Untamed enchanting Australian wilderness
If there's any place on earth that's an untouched Garden of Eden, it's Tasmania's remote, temperate wilderness. With more than 40% of the island protected in reserves and National Parks, this is an island for nature lovers. Separated from mainland Australia by the Bass Strait, the country's smallest state offers a magnificent variety of landscapes, from primeval looking forests and magnificent waterfalls to spectacular coastlines of rugged cliffs and sweeping bays. In Tasmania, the air is fresh and the land untouched, making this island state a fabulous place to drive, walk and to explore.
- Tasmania offers a magnificent variety of landscapes, from primeval looking forests and magnificent waterfalls to spectacular coastlines of rugged cliffs and sweeping bays
- Head to Cradle Mountain for spectacular scenery, hiking and bushwalking trails
- At Freycinet National Park you'll find Wineglass Bay and one of the world's most beautiful beaches
- Hobart's historic waterfront is the city's main hub - wander around the famous Salamanca Market on a Saturday morning for local arts, crafts and fresh local food
- An escorted tour is probably the most comprehensive way to see Tasmania, but a self-drive allows you the flexibility to build your own itinerary
Best time to visit Tasmania
Tasmania enjoys four distinctly different seasons with spring (September to November) typically seeing temperatures of 8-17˚C, summer (December to February) 12-21˚C, autumn (March to May) 9-17˚C and winter (June to August) 5-12˚C. Rainfall is diverse also, with Hobart Australia’s second driest state capital but the west coast typically drenched with 95 inches of rainfall per year.

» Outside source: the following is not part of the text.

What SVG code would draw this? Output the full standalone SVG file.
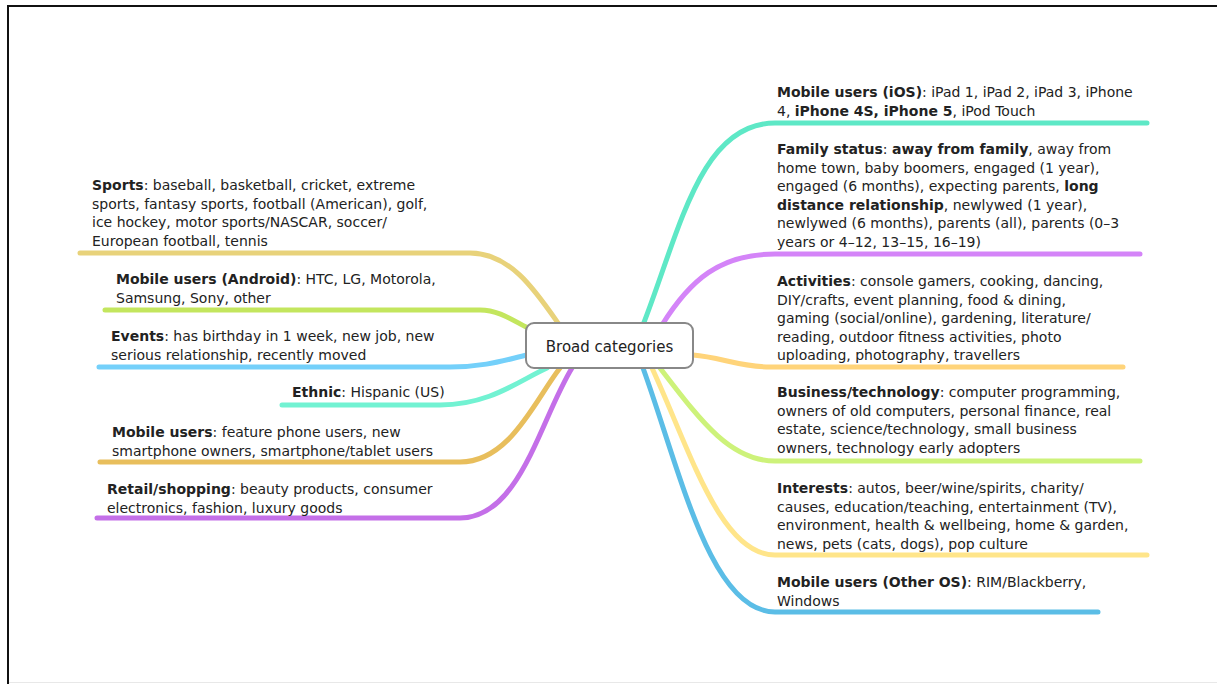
<svg xmlns="http://www.w3.org/2000/svg" width="1217" height="684" viewBox="0 0 1217 684">
<style>
.t{font-family:"DejaVu Sans","Liberation Sans",sans-serif;font-size:14px;fill:#222}
.b{font-weight:bold}
.c{fill:none;stroke-width:5;stroke-linecap:round}
</style>
<rect x="0" y="0" width="1217" height="684" fill="#fff"/>
<g id="frame">
<path d="M8 684 V6 H1217" fill="none" stroke="#111" stroke-width="2"/>
<path d="M9 682.5 H1217" fill="none" stroke="#e8e8e8" stroke-width="1"/>
</g>
<g id="connectors">
<path class="c" stroke="#E8D27A" d="M80 253 H470 C510 253 535 290 558 323"/>
<path class="c" stroke="#C3E65E" d="M105 310 H480 C500 310 515 322 528 328"/>
<path class="c" stroke="#74D0FA" d="M99 367 H450 C485 367 505 360 527 355"/>
<path class="c" stroke="#72F2D2" d="M282 405 H440 C490 405 520 380 547 368"/>
<path class="c" stroke="#E8BE5C" d="M100 462 H460 C510 462 535 400 560 368"/>
<path class="c" stroke="#C46FE8" d="M97 518 H460 C520 518 540 420 572 368"/>
<path class="c" stroke="#5EE8C6" d="M643 325 C680 230 700 123 775 123 H1147"/>
<path class="c" stroke="#D484F8" d="M662 325 C690 280 720 254 775 254 H1140"/>
<path class="c" stroke="#FFD47A" d="M693 355 C720 357 740 367 770 367 H1123"/>
<path class="c" stroke="#CDF27A" d="M660 368 C700 420 730 461 775 461 H1140"/>
<path class="c" stroke="#FFE58A" d="M652 368 C690 450 720 555 775 555 H1147"/>
<path class="c" stroke="#5BBDE6" d="M643 368 C680 470 710 612 775 612 H1098"/>
</g>
<g id="center">
<rect x="526" y="323" width="167" height="45" rx="8" fill="#fff" stroke="#888" stroke-width="2"/>
<text class="t" x="609.5" y="352" text-anchor="middle" style="font-size:15px">Broad categories</text>
</g>
<g id="sports">
<text class="t" x="92" y="190"><tspan class="b">Sports</tspan>: baseball, basketball, cricket, extreme<tspan x="92" dy="18.5">sports, fantasy sports, football (American), golf,</tspan><tspan x="92" dy="18.5">ice hockey, motor sports/NASCAR, soccer/</tspan><tspan x="92" dy="18.5">European football, tennis</tspan></text>
</g>
<g id="android">
<text class="t" x="116" y="284"><tspan class="b">Mobile users (Android)</tspan>: HTC, LG, Motorola,<tspan x="116" dy="18.5">Samsung, Sony, other</tspan></text>
</g>
<g id="events">
<text class="t" x="111" y="341"><tspan class="b">Events</tspan>: has birthday in 1 week, new job, new<tspan x="111" dy="18.5">serious relationship, recently moved</tspan></text>
</g>
<g id="ethnic">
<text class="t" x="292" y="397"><tspan class="b">Ethnic</tspan>: Hispanic (US)</text>
</g>
<g id="mobile">
<text class="t" x="112" y="437"><tspan class="b">Mobile users</tspan>: feature phone users, new<tspan x="112" dy="18.5">smartphone owners, smartphone/tablet users</tspan></text>
</g>
<g id="retail">
<text class="t" x="107" y="494"><tspan class="b">Retail/shopping</tspan>: beauty products, consumer<tspan x="107" dy="18.5">electronics, fashion, luxury goods</tspan></text>
</g>
<g id="ios">
<text class="t" x="777" y="97"><tspan class="b">Mobile users (iOS)</tspan>: iPad 1, iPad 2, iPad 3, iPhone<tspan x="777" dy="18.5">4, </tspan><tspan class="b">iPhone 4S, iPhone 5</tspan>, iPod Touch</text>
</g>
<g id="family">
<text class="t" x="777" y="154"><tspan class="b">Family status</tspan>: <tspan class="b">away from family</tspan>, away from<tspan x="777" dy="18.5">home town, baby boomers, engaged (1 year),</tspan><tspan x="777" dy="18.5">engaged (6 months), expecting parents, </tspan><tspan class="b">long</tspan><tspan x="777" dy="18.5" class="b">distance relationship</tspan>, newlywed (1 year),<tspan x="777" dy="18.5">newlywed (6 months), parents (all), parents (0–3</tspan><tspan x="777" dy="18.5">years or 4–12, 13–15, 16–19)</tspan></text>
</g>
<g id="activities">
<text class="t" x="777" y="286"><tspan class="b">Activities</tspan>: console gamers, cooking, dancing,<tspan x="777" dy="18.5">DIY/crafts, event planning, food &amp; dining,</tspan><tspan x="777" dy="18.5">gaming (social/online), gardening, literature/</tspan><tspan x="777" dy="18.5">reading, outdoor fitness activities, photo</tspan><tspan x="777" dy="18.5">uploading, photography, travellers</tspan></text>
</g>
<g id="business">
<text class="t" x="777" y="397"><tspan class="b">Business/technology</tspan>: computer programming,<tspan x="777" dy="18.5">owners of old computers, personal finance, real</tspan><tspan x="777" dy="18.5">estate, science/technology, small business</tspan><tspan x="777" dy="18.5">owners, technology early adopters</tspan></text>
</g>
<g id="interests">
<text class="t" x="777" y="493"><tspan class="b">Interests</tspan>: autos, beer/wine/spirits, charity/<tspan x="777" dy="18.5">causes, education/teaching, entertainment (TV),</tspan><tspan x="777" dy="18.5">environment, health &amp; wellbeing, home &amp; garden,</tspan><tspan x="777" dy="18.5">news, pets (cats, dogs), pop culture</tspan></text>
</g>
<g id="otheros">
<text class="t" x="777" y="587"><tspan class="b">Mobile users (Other OS)</tspan>: RIM/Blackberry,<tspan x="777" dy="18.5">Windows</tspan></text>
</g>
</svg>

Tasmania holiday highlights
As well as being the state capital and the largest city on Tasmania, Hobart is also the second oldest city in Australia. Nestled at the foot of Mt Wellington on the shores of the Derwent River estuary, it enjoys a picturesque backdrop and Georgian and Victorian architecture. The historic waterfront provides the city’s hub with attractions including Salamanca Markets, the Cascade Brewery (Australia’s oldest) and the lookout from Mt Wellington. Discover the wild beauty of Bruny Island on a day trip.
Tasmania’s second city, Launceston is typically encountered at the beginning or the end of a journey around the island. The city lies at the heart of the state’s agricultural economy and also acts as gateway to the wineries, highlands and lakes of the north. Popular sights include Cataract Gorge – which spectacularly disgorges the Esk River into the centre of the city, the Tamar Island Wetlands and the Tamar Valley wineries. Attractions further afield include the beaches of the north and Narawntapu National Park.
One of Tasmania’s most famous landmarks, craggy Cradle Mountain casts an imposing shadow over peaceful Dove Lake and the untamed wilderness of Cradle Mountain-Lake St Clair National Park. Forming part of the UNESCO World Heritage Tasmanian Wilderness Area, this is a utopia for lovers of the great outdoors. Serious walkers might like the challenge of the six-day Overland Track.
Freycinet National Park is a real highlight of any visit to Tasmania. Pretty Coles Bay is the park’s main gateway, from which trekkers and tourists voyage to discover a rugged, untouched landscape fringed by some of Australia’s most picturesque coastal scenery. Beautiful Wineglass Bay is the park’s most famous landmark, with its lovely beach often voted amongst the world’s best. The bay is accessed only by boat or a three-hour walk from the car park near Coles Bay.